You are right, but the "feeling" analogy is I think a good place to start, and I think you are being a little pedantic.

If in fact you are falling inertially in a non-uniform gravitational field, your nerves will still strain, because the inertial paths for each cell will be different, and they will converge and/or diverge. The tidal force is another manifestation of non-uniform gravitational fields, and it exists for any appreciable mass.

http://en.wikipedia.org/wiki/Microgravity#Free_fall



If you really think about it, it is obvious that a body in "freefall" in a non-uniform gravitational field is made up of particles which are not in freefall.

Absolutely, but as I said above, I think you focused too much on my use of the word "feeling"... I regret using that word now for your sake.

No. [1] and [2] are not true for Galilean relativity as an inertial path in Galilean relativity must be a straight path. [3] is wrong for both General and Galilean relativity because non-inertial acceleration does not necessarily lead to a pressure gradient, so you might not feel it, and conversely, inertial motion can coincide with it, which would cause you to feel the relative movements inside of you.

What you wrote is not in conflict with what I wrote, except for your use of the word "No" at the begining...

The reason spinning in a circle in flat space-time is non-inertial is because geodesics are stright lines... we agree... In fact the majority of your post hinged on us not considering a uniform G-field, and taking tidal effects into consdieration, whereas I was answering OPs question about local, Galilean reference frames, with uniform G-fields. you don't have to be a human to feel non-inertial motion, just be an electron, and spin in a circle. Light shows us how it feels. If you just don't like my use of the word feel, I can change it from now on.
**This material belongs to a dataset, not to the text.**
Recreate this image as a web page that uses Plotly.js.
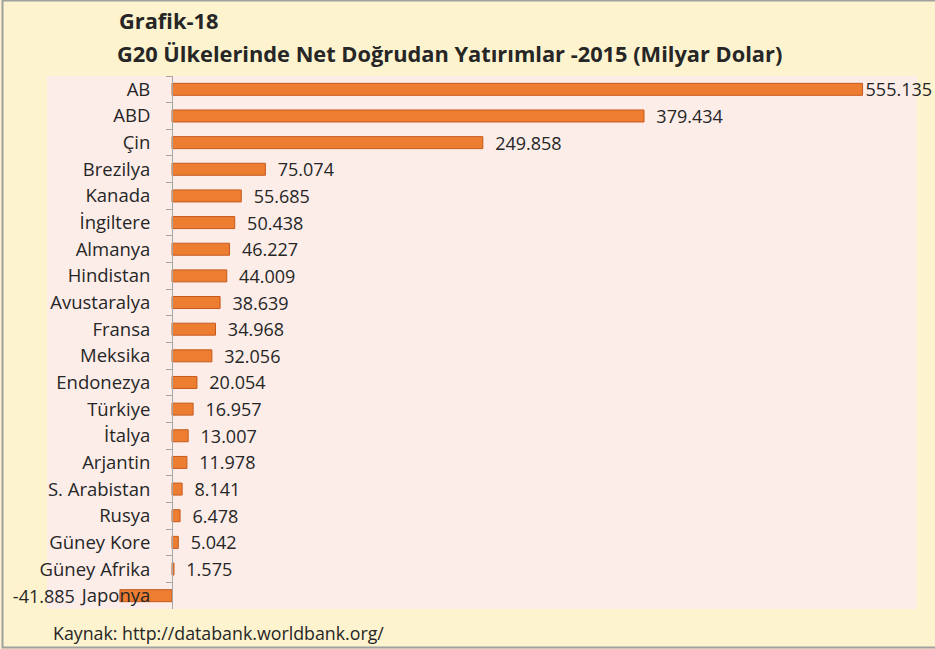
<!DOCTYPE html>
<html>
<head>
<meta charset="utf-8">
<script src="https://cdn.plot.ly/plotly-3.0.1.min.js"></script>
<style>
html,body{margin:0;padding:0;background:#ffffff;}
#chart{width:935px;height:649px;}
</style>
</head>
<body>
<div id="chart"></div>
<script>
const countries = ["AB","ABD","Çin","Brezilya","Kanada","İngiltere","Almanya","Hindistan","Avustaralya","Fransa","Meksika","Endonezya","Türkiye","İtalya","Arjantin","S. Arabistan","Rusya","Güney Kore","Güney Afrika","Japonya"];
const values = [555.135,379.434,249.858,75.074,55.685,50.438,46.227,44.009,38.639,34.968,32.056,20.054,16.957,13.007,11.978,8.141,6.478,5.042,1.575,-41.885];
const titleLine1 = "Grafik-18";
const titleLine2 = "G20 Ülkelerinde Net Doğrudan Yatırımlar -2015 (Milyar Dolar)";
const sourceText = "Kaynak: http://databank.worldbank.org/";

const maxVal = Math.max(...values);
const labels = values.map(v => {
  const s = v.toFixed(3);
  if (v === maxVal) return s;
  if (v < 0) return s + "\u00a0".repeat(9);
  return "\u00a0\u00a0" + s;
});

const W = 935, H = 649;
const mL = 47, mR = 18, mT = 76, mB = 40;
const xMin = -100.5, xMax = 598.9;
const axisPos = (0 - xMin) / (xMax - xMin);

const font = "'Open Sans', 'DejaVu Sans', sans-serif";

const trace = {
  type: "bar",
  orientation: "h",
  y: countries,
  x: values,
  text: labels,
  textposition: "outside",
  constraintext: "none",
  cliponaxis: false,
  textfont: {family: font, size: 18, color: "#262626"},
  marker: {color: "#ED7D31", line: {color: "#C65A1E", width: 1}},
  hoverinfo: "x+y"
};

const layout = {
  width: W, height: H,
  margin: {l: mL, r: mR, t: mT, b: mB, pad: 0},
  paper_bgcolor: "#FDF3CE",
  plot_bgcolor: "#FCEDE9",
  showlegend: false,
  bargap: 0.55,
  font: {family: font, color: "#262626"},
  title: {
    text: "<b>" + titleLine2 + "</b>",
    font: {family: font, size: 21.8, color: "#262626"},
    x: 117 / W, xanchor: "left", xref: "container",
    y: 1 - 54 / H, yanchor: "middle", yref: "container"
  },
  xaxis: {
    range: [xMin, xMax],
    visible: false,
    showgrid: false, zeroline: false, fixedrange: true
  },
  yaxis: {
    type: "category",
    categoryorder: "array",
    categoryarray: countries,
    autorange: "reversed",
    anchor: "free",
    position: axisPos,
    showline: true, linecolor: "#A6A6A6", linewidth: 1,
    ticks: "outside", tickson: "boundaries", ticklen: 6, tickcolor: "#A6A6A6", tickwidth: 1,
    ticklabelstandoff: 18,
    tickfont: {family: font, size: 18.5, color: "#262626"},
    showgrid: false, zeroline: false, fixedrange: true
  },
  annotations: [
    {
      text: "<b>" + titleLine1 + "</b>",
      xref: "paper", yref: "paper",
      x: (117 - mL) / (W - mL - mR), y: 1 + (mT - 21) / (H - mT - mB),
      xanchor: "left", yanchor: "middle", showarrow: false,
      font: {family: font, size: 21.8, color: "#262626"}
    },
    {
      text: sourceText,
      xref: "paper", yref: "paper",
      x: (51 - mL) / (W - mL - mR), y: -(633 - (H - mB)) / (H - mT - mB),
      xanchor: "left", yanchor: "middle", showarrow: false,
      font: {family: font, size: 17.8, color: "#262626"}
    }
  ],
  shapes: [
    {
      type: "rect", xref: "paper", yref: "paper",
      x0: -(mL - 2.5) / (W - mL - mR), x1: 1 + (mR + 2) / (W - mL - mR),
      y0: -(mB - 1.5) / (H - mT - mB), y1: 1 + (mT - 0.5) / (H - mT - mB),
      line: {color: "#A0A0A0", width: 2}, fillcolor: "rgba(0,0,0,0)", layer: "above"
    }
  ]
};

Plotly.newPlot("chart", [trace], layout, {displayModeBar: false, staticPlot: true});
</script>
</body>
</html>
spinning in a circle is motion that is distinguishable, you can tell you are doing it. But the frequncy of rotation isn't absolute. Just run around the outside of a merry-go-round and tell me if you ever noticed it complete even one period; then stop running.

 

[kmarinas86]

spinning in a circle is motion that is distinguishable, you can tell you are doing it. But the frequncy of rotation isn't absolute. Just run around the outside of a merry-go-round and tell me if you ever noticed it complete even one period; then stop running.

If we understand that spherically-symmetric static scalar potentials do not have a rotational component, and yet they provide a definitive force, it is clear that given a force and a distance away from the axis of revolution a certain velocity with respect to a non-rotating inertial reference frame must be attained to make sure that an object stays in a circular orbit as opposed to falling down the gradient of the potential. This is true for electrical charges, and it is true for gravitational masses. Without some kind of orbital velocity around a star, planets such as Earth and Saturn, to name a few, would simply crash into the Sun. The rate of revolution of the Earth and other planets is indeed physical and is not some arbitrary matter of one's frame of choosing.

It's also true for pizza dough:



In this case, you have vicosity instead of gravity, but the idea is mechanically analogous. Rotation is real and physical. It's not an artifact of observation.

 

[jfy4]

In this case, you have vicosity instead of gravity, but the idea is mechanically analogous. Rotation is real and physical. It's not an artifact of observation.

We agree on this, but certainly the period of rotation is not absolute, which you claimed true a few posts ago, I am primarily concerned that the OP gets this, and I hope our agreement on this will settle it.

 

[kmarinas86]

We agree on this, but certainly the period of rotation is not absolute, which you claimed true a few posts ago, I am primarily concerned that the OP gets this, and I hope our agreement on this will settle it.

If you neglect relativity, as the O.P. insists that we do, then how do you suppose that the period of rotation is not absolute? I mean, we know how long it takes for Mars to orbit the Sun. We don't say that the Martian year depends on what planet we happen to be looking from, now do we?